During the past few years, this organization has gone through a tremendous transition. On Jan. 1, 2006, the Summit County government formally absorbed the recycling operations that we built throughout the past three decades. After much reflection and thought, our board of directors determined that the Summit County government could make recycling more efficient by internalizing operations with landfill operations. But for our organization, this meant that the nature of our programs, our employees, our budget and even our name changed dramatically. On that same date, we officially changed our name from Summit Recycling Project to the High Country Conservation Center.

This change in name reflected our shift in focus, from primarily recycling and waste reduction to broader conservation areas, such as energy and sustainable building. Of course, we are still deeply rooted in recycling and waste reduction, because it is one of the best ways we can all make conserve resources for future generations. We continue to provide support services for the county recycling program, specifically in the areas of education, outreach, program development and research.

A new program for us is the Basic Energy Audit Program, which provides simple inspections and reports that provide residents (and soon businesses) with the tips and tools they need to conserve energy in our mountain climate. We are also completing a 15-month grassroots process of developing a Sustainable Building Code and Resource Guide for Summit County.

We also host a variety of special events to help provide people with the tools and information they need to make choices for a better world, like the Earth Day Action Fair, Bike to Work Day, educational forums, and the Refined, Renatured, and Recycled Arts & Crafts Fair.

I think the High Country Conservation Center is gaining steam. Even though our organization has been around for 30 years, it’s almost like we are a whole new organization, so its been difficult to get our new name out there. I think more people are starting to recognize us as “the Conservation Center” and not “the Recycling Center,” but it takes time.

Our new outreach tools (Eartha Steward’s weekly column in the Summit Daily, the Guide to Green Living in the High Country, our monthly e-newsletters, and Dillon Farmers Market booth) have all been successful tools for promoting our new name and the simple and effective steps we can all take to conserve resources in our mountain community.

We have had a great demand for our Basic Energy Audit Program last fall and our Master Mountain Composter Program this summer, so I hope these early signs are indicators of long term success.

For me, the most rewarding thing has been to look back at the positive difference our small organization has made for our global community over the years. We have a lot of work left to do, but someday I think we can serve as a model for all of our guests not only on what sustainable lifestyles look like but also on setting the example.

As a resort community that depends on our environment for our livelihood, I believe we have a responsibility to set the bar high in terms of environmental stewardship and educate our guests to that fact too.

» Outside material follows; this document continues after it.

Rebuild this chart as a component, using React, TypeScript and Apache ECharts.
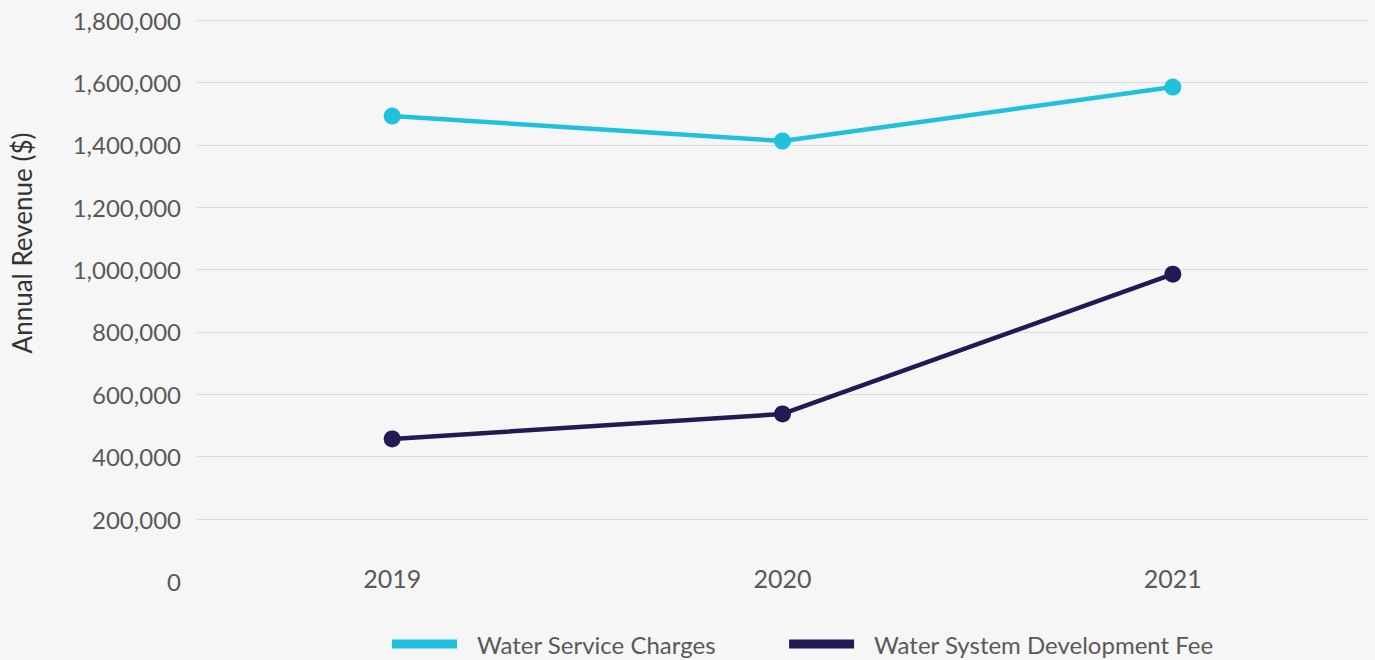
import React, { useEffect, useRef } from "react";
import * as echarts from "echarts";

const years = ["2019", "2020", "2021"];
const serviceCharges = [1492000, 1412000, 1585000];
const developmentFee = [457000, 537000, 985000];
const seriesNames = ["Water Service Charges", "Water System Development Fee"];
const yTicks = [0, 200000, 400000, 600000, 800000, 1000000, 1200000, 1400000, 1600000, 1800000];
const yAxisTitle = "Annual Revenue ($)";

const FONT = "Lato";

export default function App() {
  const ref = useRef<HTMLDivElement>(null);
  useEffect(() => {
    document.body.style.margin = "0";
    const chart = echarts.init(ref.current!, null, { renderer: "svg" });
    const gridColors = yTicks.map((v) => (v === 0 ? "rgba(0,0,0,0)" : "#dcdcdc"));
    chart.setOption({
      animation: false,
      backgroundColor: "#f6f6f6",
      textStyle: { fontFamily: FONT },
      grid: { left: 197, right: 7, top: 20, bottom: 78.5, containLabel: false },
      graphic: [
        {
          type: "text",
          x: 22,
          y: 243,
          rotation: Math.PI / 2,
          style: {
            text: yAxisTitle,
            fontSize: 26,
            fontFamily: FONT,
            fill: "#333333",
            align: "center",
            verticalAlign: "middle",
          },
        },
      ],
      legend: {
        left: 392,
        top: 632,
        icon: "rect",
        itemWidth: 65,
        itemHeight: 9,
        itemGap: 73,
        padding: 0,
        data: seriesNames,
        textStyle: { fontSize: 24, color: "#595959", fontFamily: FONT, padding: [0, 0, 0, 15] },
      },
      xAxis: {
        type: "category",
        data: years,
        boundaryGap: true,
        axisLine: { show: false },
        axisTick: { show: false },
        axisLabel: { fontSize: 25, color: "#595959", margin: -16, fontFamily: FONT },
      },
      yAxis: {
        type: "value",
        min: 0,
        max: 1800000,
        interval: 200000,
        axisLine: { show: false },
        axisTick: { show: false },
        axisLabel: {
          fontSize: 24,
          color: "#595959",
          margin: 16,
          fontFamily: FONT,
          formatter: (v: number) => v.toLocaleString("en-US"),
        },
        splitLine: { show: true, lineStyle: { color: gridColors, width: 1 } },
      },
      series: [
        {
          name: seriesNames[0],
          type: "line",
          data: serviceCharges,
          symbol: "circle",
          symbolSize: 17,
          color: "#1fc1dc",
          lineStyle: { width: 4.5, color: "#1fc1dc" },
          itemStyle: { color: "#1fc1dc" },
        },
        {
          name: seriesNames[1],
          type: "line",
          data: developmentFee,
          symbol: "circle",
          symbolSize: 17,
          color: "#211a55",
          lineStyle: { width: 4.5, color: "#211a55" },
          itemStyle: { color: "#211a55" },
        },
      ],
    });
    return () => chart.dispose();
  }, []);
  return <div ref={ref} style={{ width: 1375, height: 660 }} />;
}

One thing I think we could do a better job of in the nonprofit sector in the mountain region is to work together and to foster better cooperation between our local governments and each other. Like so many of our “permanent” work force in Summit County, two of our three staff members (including me) live outside of Summit County and commute to work each day to make Summit County a better place to live, even though we don’t live here.

Our “community” boundaries are no longer defined by county lines, but so much of our services and programs still are. Climate change, air and water pollution, pine beetles, and waste don’t abide by county or town boundaries, so why should our programs and services? We are all in this together. We are all lucky to live in this beautiful mountain region, and we can and should do a better job of sharing resources to keep it that way.